The really good news is this: If Rosario can't buck his downward trend, the Twins are absolutely loaded with outfielders. Jake Cave and LaMonte Wade Jr. are readily available, and could hold their own as big-league starters. In the minor-leagues, Brent Rooker is ready to step in now after mashing as Rochester's left fielder last year. Alex Kirilloff and Trevor Larnach are also top-tier hitting prospects verging on MLB-readiness, and while both have played much more right field than left in the minors, there's little doubt the Twins would be fine rolling either one out to LF if Rosario falters.
The organization's corner outfield depth is phenomenal, and will likely come into play here much sooner than in right. One way or another.
THE BAD
On June 26th, Rosario rolled his ankle while charging around first base in a home game against the Rays. Coming up with a limp, he spiked his helmet into the ground, immediately recognizing the gravity of a season-altering injury.
His frustration was understandable. Rosario was in the zone at the time. His OPS sat at .841 and was heading north, thanks to a patented hot streak: In his past 10 games, he had a .413 average.
Despite the seemingly serious nature of the injury, he returned to action a mere three weeks later. But he wasn't the same. Rosario slashed .268/.286/.465 the rest of the way, and his already iffy defense completely tanked alongside his sprint speed, as chronicled in an excellent column from Dan Hayes and Aaron Gleeman at The Athletic.
Healthy after a winter of rest, Rosario has vowed to recapture his previous form. But his running and defense weren't really strong points beforehand, and late-season dropoffs have now become a trend; in 2018 a first-half .890 OPS gave way to a .622 OPS in the second half. Rosario's 2018 tailspin also carried injury implications – a quad strain he fought through before it ended his season in mid-September – but in both cases, the outfielder's well-intentioned tenacity ended up hurting more than helping.
Another flaw in Rosario's 2019 cannot be attributed as cleanly to a limited ankle.
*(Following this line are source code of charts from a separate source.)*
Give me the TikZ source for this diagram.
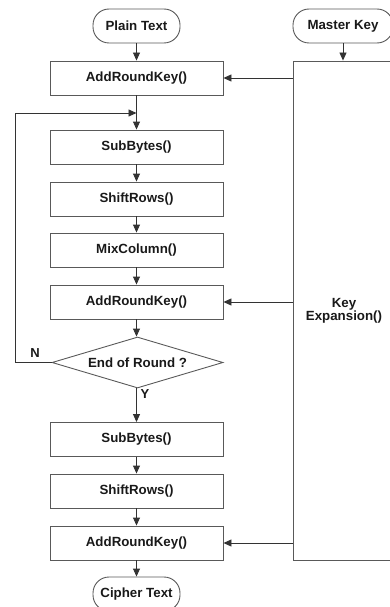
\documentclass[tikz,border=0pt]{standalone}
\usepackage{fontspec}
\setmainfont{Liberation Sans}
\usetikzlibrary{shapes.geometric,arrows.meta}
\begin{document}
\begin{tikzpicture}[x=1pt,y=-1pt,
  every node/.style={font=\bfseries\fontsize{13.3}{15}\selectfont, text=black!90, inner sep=0pt},
  proc/.style={draw=black!65, line width=0.9pt, minimum width=173pt, minimum height=34pt},
  term/.style={draw=black!65, line width=0.9pt, minimum width=87pt, minimum height=34pt, rounded corners=16pt},
  dec/.style={draw=black!65, line width=0.9pt, diamond, minimum width=171pt, minimum height=51pt},
  conn/.style={draw=black!80, line width=0.9pt, -{Triangle[length=8pt,width=7pt]}},
  lbl/.style={font=\bfseries\fontsize{13}{15}\selectfont}]
\useasboundingbox (0,0) rectangle (390,607);
\node[term] (plain) at (136.5,26) {Plain Text};
\node[term, minimum width=100pt] (master) at (343,26) {Master Key};
\node[proc] (ark1) at (136.5,78) {AddRoundKey()};
\node[proc] (sb1) at (136.5,147) {SubBytes()};
\node[proc] (sr1) at (136.5,199) {ShiftRows()};
\node[proc] (mc) at (136.5,250) {MixColumn()};
\node[proc] (ark2) at (136.5,302) {AddRoundKey()};
\node[dec, aspect=3.35, inner sep=0pt] (end) at (137.5,362.5) {};
\node at (137.5,362.5) {End of Round ?};
\node[proc] (sb2) at (136.5,439.5) {SubBytes()};
\node[proc] (sr2) at (136.5,491) {ShiftRows()};
\node[proc] (ark3) at (136.5,543) {AddRoundKey()};
\node[term] (cipher) at (136.5,594) {Cipher Text};
\node[proc, minimum width=102pt, minimum height=499pt, align=center] (key) at (344,310.5) {Key\\[-2pt]Expansion()};
\coordinate (loopA) at (15,362.5);
\coordinate (loopB) at (15,113);
\coordinate (loopC) at (136.5,113);
\coordinate (ym) at (136.5,113);
\path[conn] (plain) -- (ark1);
\path[conn] (master.south) -- (master.south |- key.north);
\path[conn] (ark1) -- (sb1);
\path[conn] (sb1) -- (sr1);
\path[conn] (sr1) -- (mc);
\path[conn] (mc) -- (ark2);
\path[conn] (ark2) -- (end.north -| ark2.south);
\path[conn] (end.south -| sb2.north) -- (sb2);
\path[conn] (sb2) -- (sr2);
\path[conn] (sr2) -- (ark3);
\path[conn] (ark3) -- (cipher);
\path[conn] (end.west) -- (loopA) -- (loopB) -- (loopC);
\path[conn] (key.west |- ark1.east) -- (ark1.east);
\path[conn] (key.west |- ark2.east) -- (ark2.east);
\path[conn] (key.west |- ark3.east) -- (ark3.east);
\node[lbl] (nlab) at (35,353) {N};
\node[lbl] (ylab) at (145,394) {Y};
\end{tikzpicture}
\end{document}
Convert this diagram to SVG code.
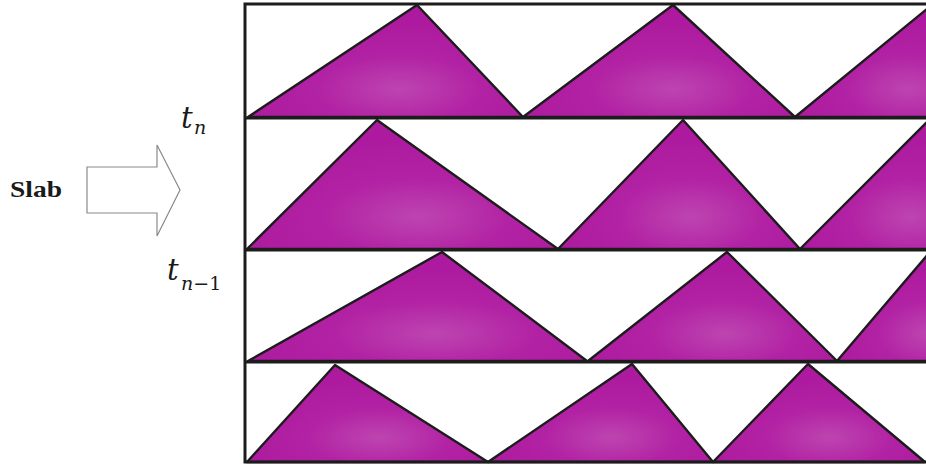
<svg xmlns="http://www.w3.org/2000/svg" width="926" height="468" viewBox="0 0 926 468">
<defs>
<radialGradient id="shine" cx="0.55" cy="0.75" r="0.6">
<stop offset="0" stop-color="#bd45b0"/>
<stop offset="0.5" stop-color="#b222a4"/>
<stop offset="1" stop-color="#ad1a9f"/>
</radialGradient>
<style>
.tri{fill:url(#shine);stroke:#1c1c1c;stroke-width:2.4;stroke-linejoin:round}
.frame{fill:none;stroke:#1c1c1c;stroke-width:3}
.arrow{fill:#ffffff;stroke:#8a8a8a;stroke-width:1.2}
</style>
</defs>
<rect width="926" height="468" fill="#ffffff"/>

<g id="row1">
<polygon class="tri" points="248,117 417,5 523,117"/>
<polygon class="tri" points="523,117 673,5 795,117"/>
<polygon class="tri" points="795,117 933,4 1000,117"/>
</g>
<g id="row2">
<polygon class="tri" points="247,249 377,120 558,249"/>
<polygon class="tri" points="558,249 683,120 800,249"/>
<polygon class="tri" points="800,249 929,120 1000,249"/>
</g>
<g id="row3">
<polygon class="tri" points="248,361 442,252 587,361"/>
<polygon class="tri" points="588,361 727,252 837,361"/>
<polygon class="tri" points="837,361 930,252 1000,361"/>
</g>
<g id="row4">
<polygon class="tri" points="247,462 335,365 488,462"/>
<polygon class="tri" points="488,462 632,364 713,462"/>
<polygon class="tri" points="713,462 808,364 925,462"/>
</g>

<g id="frame">
<path class="frame" d="M930,4 H245 V462 H930 M245,118 H930 M245,250 H930 M245,362 H930"/>
</g>

<g id="connectors">
<polygon class="arrow" points="87,167 157,167 157,145 180,190 157,236 157,213 87,213"/>
</g>

<g id="label-slab">
<text x="10" y="197" font-family="Liberation Serif, serif" font-size="23" font-weight="bold" fill="#1a1a1a" textLength="52" lengthAdjust="spacingAndGlyphs">Slab</text>
</g>
<g id="label-tn" font-family="DejaVu Serif, serif" fill="#1a1a1a">
<text x="181" y="128" font-size="29" font-style="italic">t</text>
<text x="194" y="134" font-size="19" font-style="italic">n</text>
</g>
<g id="label-tn1" font-family="DejaVu Serif, serif" fill="#1a1a1a">
<text x="167" y="280" font-size="29" font-style="italic">t</text>
<text x="181" y="290" font-size="19"><tspan font-style="italic">n</tspan>−1</text>
</g>
</svg>
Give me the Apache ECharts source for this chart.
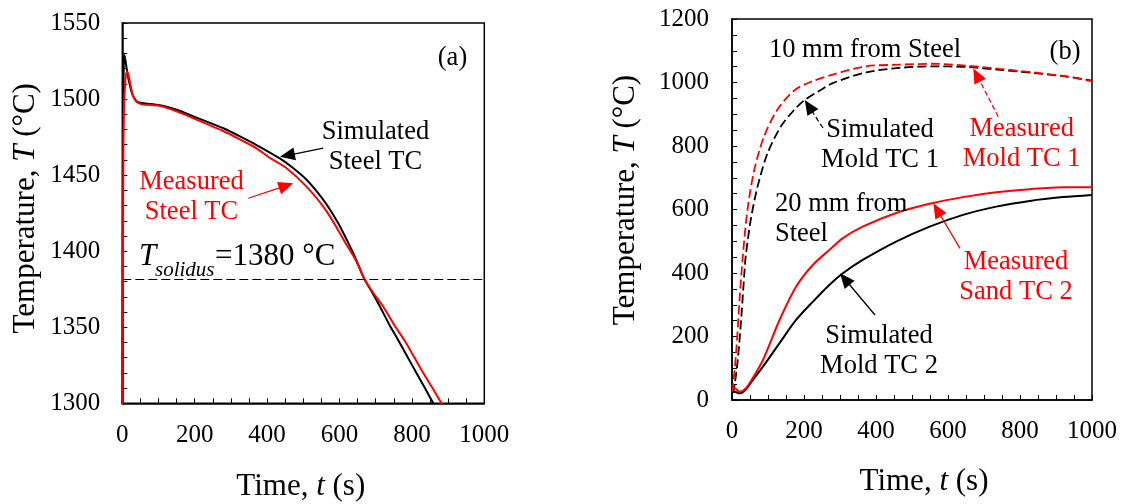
<!DOCTYPE html>
<html><head><meta charset="utf-8">
<script src="https://cdn.jsdelivr.net/npm/echarts@6.0.0/dist/echarts.min.js"></script>
<style>html,body{margin:0;padding:0;background:#fff}#c{width:1125px;height:504px}</style>
</head><body><div id="c"></div>
<script>
// ---- Panel (a): steel thermocouple, [time s, temperature °C]
const simSteelTC = [[0,1290],[2,1470],[4,1522],[6,1529],[9,1525],[14,1517],[20,1510],[28,1503],[38,1499],[49,1497.6],[104,1496],[150,1493],[187,1489.5],[230,1485.5],[279,1480.8],[325,1475.5],[371,1469.8],[435,1461],[470,1455],[509,1447],[540,1438.5],[565,1430.5],[595,1419],[620,1407.5],[645,1395],[668,1382],[690,1373],[712,1363.5],[737,1352],[762,1341.6],[788,1330.5],[813,1319.7],[836,1310],[859,1300],[870,1295]];
const measSteelTC = [[0,1290],[2,1400],[3,1465],[5,1497],[8,1510],[12,1518],[16,1517],[22,1510],[30,1502],[40,1498],[55,1496.5],[104,1495.5],[150,1492],[187,1488.4],[230,1484],[279,1479],[325,1473.5],[371,1467.6],[410,1461],[454,1454.5],[509,1442.4],[565,1426],[620,1404],[645,1394],[668,1382],[695,1372],[721,1363.5],[750,1352],[779,1341.6],[805,1331],[832,1319.7],[857,1310],[882,1300],[890,1297]];
const solidusT = 1381.5;
// ---- Panel (b): mold thermocouples
const simMoldTC1 = [[0,20],[5,32],[16,126],[26,263],[35,410],[38,452],[52,567],[71,672],[99,778],[136,862],[173,914],[202,945],[240,972],[280,998],[373,1032],[465,1046],[558,1051],[651,1049],[743,1040],[836,1030],[928,1019],[1000,1006]];
const measMoldTC1 = [[0,25],[2,32],[12,158],[21,315],[30,452],[43,599],[62,725],[89,830],[126,914],[173,975],[219,1002],[280,1025],[373,1051],[465,1056],[558,1059],[651,1053],[743,1043],[836,1032],[928,1019],[1000,1004]];
const simMoldTC2 = [[0,25],[7,26],[21,21],[35,29],[58,63],[86,105],[132,179],[178,252],[225,310],[271,363],[308,399],[363,441],[456,499],[549,546],[642,583],[734,609],[827,627],[919,639],[1000,646]];
const measSandTC2 = [[0,35],[7,37],[21,26],[35,33],[49,53],[86,126],[132,252],[178,357],[225,426],[271,473],[308,510],[363,546],[456,589],[549,618],[642,639],[734,654],[827,664],[919,670],[1000,670]];
// ---- Tick settings
const xTicks = {min:0, max:1000, interval:200, minor:4};
const yTicksA = {min:1300, max:1550, interval:50, minor:5};
const yTicksB = {min:0, max:1200, interval:200, minor:4};

const FONT = '"Liberation Serif","Times New Roman",serif';
function axis(grid, t, margin){
  return {
    type:'value', gridIndex:grid, min:t.min, max:t.max, interval:t.interval,
    axisLine:{show:true,onZero:false,lineStyle:{color:'#000',width:1.5}},
    axisTick:{show:true,inside:true,length:5,lineStyle:{color:'#000',width:1}},
    minorTick:{show:true,splitNumber:t.minor,length:5,lineStyle:{color:'#000',width:1}},
    splitLine:{show:false}, minorSplitLine:{show:false},
    axisLabel:{color:'#000',fontFamily:FONT,fontSize:25,margin:margin,formatter:v=>String(v)}
  };
}
function line(data, xi, color, dashed, w){
  return {type:'line', xAxisIndex:xi, yAxisIndex:xi, data:data, showSymbol:false, symbol:'none',
    smooth:0.3, clip:true,
    lineStyle:{color:color,width:w||2,type:dashed?[9,4]:'solid'}, silent:true};
}
const chart = echarts.init(document.getElementById('c'), null, {renderer:'canvas'});
const sA = line(simSteelTC,0,'#000',false);
sA.markLine = {silent:true, symbol:'none', label:{show:false},
  lineStyle:{color:'#000',type:[9,4],width:1.2}, data:[{yAxis:solidusT}]};
chart.setOption({
  animation:false,
  grid:[
    {left:122.3, top:23, width:362, height:380.3, show:true, borderColor:'#000', borderWidth:1.5},
    {left:732, top:19, width:360, height:381, show:true, borderColor:'#000', borderWidth:1.5}
  ],
  xAxis:[axis(0,xTicks,20), axis(1,xTicks,19)],
  yAxis:[axis(0,yTicksA,22), axis(1,yTicksB,23)],
  series:[
    sA, line(measSteelTC,0,'#f00',false),
    line(simMoldTC1,1,'#000',true,1.8), line(measMoldTC1,1,'#f00',true,1.8),
    line(simMoldTC2,1,'#000',false), line(measSandTC2,1,'#f00',false)
  ]
});

// ---- Annotations
const arrows = [
  {g:0, from:[555,1467.7], to:[435.6,1462], c:'#000', dash:false},
  {g:0, from:[348,1434.8], to:[472.4,1444.6], c:'#f00', dash:false},
  {g:1, from:[252.8,856.7], to:[202,945], c:'#000', dash:true},
  {g:1, from:[739.7,892.3], to:[670.3,1044.7], c:'#f00', dash:true},
  {g:1, from:[633.3,477.8], to:[559.2,619.5], c:'#f00', dash:false},
  {g:1, from:[397.2,267.7], to:[300,399], c:'#000', dash:false}
];
const labels = [
  {t:'(a)', x:452.5, y:58.3, c:'#000', align:'center'},
  {t:'Simulated\nSteel TC', x:375.5, y:147.2, c:'#000', align:'center'},
  {t:'Measured\nSteel TC', x:191.5, y:197.2, c:'#f00', align:'center'},
  {t:'10 mm from Steel', x:865, y:50, c:'#000', align:'center'},
  {t:'(b)', x:1065, y:51.7, c:'#000', align:'center'},
  {t:'Simulated\nMold TC 1', x:880, y:144.7, c:'#000', align:'center'},
  {t:'Measured\nMold TC 1', x:1021.7, y:143.8, c:'#f00', align:'center'},
  {t:'20 mm from\nSteel', x:775, y:219, c:'#000', align:'left'},
  {t:'Measured\nSand TC 2', x:1016, y:277.3, c:'#f00', align:'center'},
  {t:'Simulated\nMold TC 2', x:879, y:350.8, c:'#000', align:'center'}
];
const G = [];
arrows.forEach(a=>{
  const p0 = chart.convertToPixel({gridIndex:a.g}, a.from);
  const p1 = chart.convertToPixel({gridIndex:a.g}, a.to);
  const dx=p1[0]-p0[0], dy=p1[1]-p0[1], L=Math.hypot(dx,dy), ux=dx/L, uy=dy/L;
  const hl=15, hw=6.5;
  const b=[p1[0]-ux*hl, p1[1]-uy*hl];
  G.push({type:'line', silent:true, z:20, shape:{x1:p0[0],y1:p0[1],x2:b[0]+ux*2,y2:b[1]+uy*2},
    style:{stroke:a.c, lineWidth:1.3, lineDash:a.dash?[5,3]:null}});
  G.push({type:'polygon', silent:true, z:20, shape:{points:[p1,[b[0]-uy*hw,b[1]+ux*hw],[b[0]+uy*hw,b[1]-ux*hw]]},
    style:{fill:a.c}});
});
labels.forEach(l=>{
  G.push({type:'text', silent:true, z:20, style:{text:l.t, x:l.x, y:l.y, fill:l.c, fontFamily:FONT, fontSize:26.5,
    lineHeight:30, align:l.align, verticalAlign:'middle'}});
});
// T_solidus label
G.push({type:'text', silent:true, z:20, style:{text:'T', x:147.5, y:256.7, fill:'#000', fontFamily:FONT, fontSize:31, fontStyle:'italic', align:'center', verticalAlign:'middle'}});
G.push({type:'text', silent:true, z:20, style:{text:'solidus', x:155, y:270, fill:'#000', fontFamily:FONT, fontSize:21, fontStyle:'italic', align:'left', verticalAlign:'middle'}});
G.push({type:'text', silent:true, z:20, style:{text:'=1380 °C', x:215, y:256.7, fill:'#000', fontFamily:FONT, fontSize:31, align:'left', verticalAlign:'middle'}});
// Axis titles
const rich = {a:{fontFamily:FONT,fontSize:31,fill:'#000'}, i:{fontFamily:FONT,fontSize:31,fontStyle:'italic',fill:'#000'}};
function title(txt, x, y, rot){
  return {type:'text', silent:true, x:x, y:y, rotation:rot, style:{text:txt, rich:rich, fontFamily:FONT, fontSize:31, fill:'#000', align:'center', verticalAlign:'middle'}};
}
G.push(title('{a|Temperature, }{i|T}{a| (°C)}', 26, 208.3, Math.PI/2));
G.push(title('{a|Temperature, }{i|T}{a| (°C)}', 626, 200, Math.PI/2));
G.push(title('{a|Time, }{i|t}{a| (s)}', 300.8, 486.7, 0));
G.push(title('{a|Time, }{i|t}{a| (s)}', 924, 481.7, 0));
chart.setOption({graphic:G});
</script></body></html>
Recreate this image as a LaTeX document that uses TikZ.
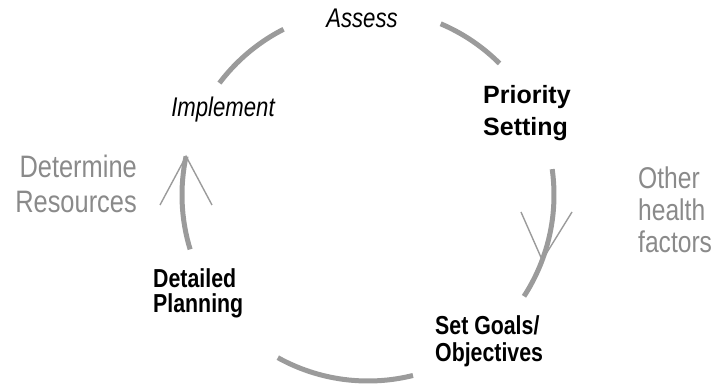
\documentclass[tikz,border=0pt]{standalone}
\usepackage{fontspec}
\setmainfont{Liberation Sans}[FakeStretch=0.82]
\newfontfamily\widefont{Liberation Sans}
\definecolor{ringgray}{RGB}{155,155,155}
\definecolor{sidegray}{RGB}{138,138,138}
\tikzset{
  ring/.style={draw=ringgray, line width=5pt},
  tipline/.style={draw=ringgray, line width=1.4pt},
  stage/.style={inner sep=0pt, anchor=north west, align=left},
  turn/.style={inner sep=0pt, anchor=base, font=\itshape\fontsize{27}{28}\selectfont},
  side/.style={inner sep=0pt, text=sidegray}
}
\begin{document}
\begin{tikzpicture}[x=1pt,y=1pt]
	\useasboundingbox (-368,-190) rectangle (350,195);
	% arc ends
	\coordinate (AA) at (67:186);
	\coordinate (AB) at (8:186);
	\coordinate (AC) at (-76:186);
	\coordinate (AD) at (197:186);
	\coordinate (AE) at (143:186);
	
	\draw[ring] (AA) arc[start angle=67, end angle=45, radius=186];
	\draw[ring] (AB) arc[start angle=8, end angle=-33, radius=186];
	\draw[ring] (AC) arc[start angle=-76, end angle=-119, radius=186];
	\draw[ring] (AD) arc[start angle=197, end angle=168, radius=186];
	\draw[ring] (AE) arc[start angle=143, end angle=117, radius=186];
	
	% open arrow heads
	\coordinate (TR) at (-20.5:186);
	\coordinate (TRa) at (153,-17);
	\coordinate (TRb) at (204,-17);
	\coordinate (TL) at (168:186);
	\coordinate (TLa) at (-208,-10);
	\coordinate (TLb) at (-156,-10);
	\draw[tipline] (TRa)--(TR)--(TRb);
	\draw[tipline] (TLa)--(TL)--(TLb);
	
	\node[turn] (assess) at (-6,167) {Assess};
	\node[turn] (implement) at (-145,78) {Implement};
	\node[stage, font=\widefont\bfseries\fontsize{25}{32}\selectfont] (priority) at (115,110) {Priority\\Setting};
	\node[stage, font=\bfseries\fontsize{26}{25}\selectfont] (planning) at (-215,-73) {Detailed\\Planning};
	\node[stage, font=\bfseries\fontsize{26}{27}\selectfont] (goals) at (67,-120) {Set Goals/\\Objectives};
	\node[side, anchor=north east, align=right, font=\fontsize{31}{35}\selectfont] (resources) at (-231,40) {Determine\\Resources};
	\node[side, anchor=north west, align=left, font=\fontsize{30}{32}\selectfont] (factors) at (270,28) {Other\\health\\factors};
\end{tikzpicture}
\end{document}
He showed zero patience at the plate, giving in to his worst tendencies by chasing a league-high and career-high 46.3% of pitches outside the zone. This surprisingly didn't translate to an avalanche of swings-and-misses (Rosario's whiff rate and K-rate were actually both career lows), but it did result in a TON of weak contact as he constantly offered at pitcher's pitches.
The occasional big blasts were enough to keep his slugging numbers afloat, but Rosario finished with a horrendous .300 on-base percentage, seventh-worst among qualified hitters. Modern statisticians generally agree that OBP is more valuable than slugging, and that's all the more true in this power-laden era. Rosario's .500 SLG ranked 61st among qualified hitters last year, whereas great on-base guys are harder to come by.
THE BOTTOM LINE
If Rosario is making outs at a 70% rate and playing sub par defense in left field, he's really not much an asset, theatrics aside. His 1.2 fWAR in 2019, which ranked 11th among Twins position players, might understate the totality of his impact, but an energetic presence and flare for dramatics won't offset Eddie's negatives if they persist – not with his price rising (he'll make $7.75 million this year), his free agency approaching (he's eligible after next season), and premier talents increasingly pushing from below.
I haven't been shy about expressing my disappointment with Rosario's 2019 campaign, but I think it's a mistake to write him off. He's a tremendously skilled player, still only 28 years old, humbled and determined. I like his chances to bounce back, and even if he doesn't, the number of quality fallback options is reassuring.
Left field is in good shape for the Minnesota Twins. One way or another.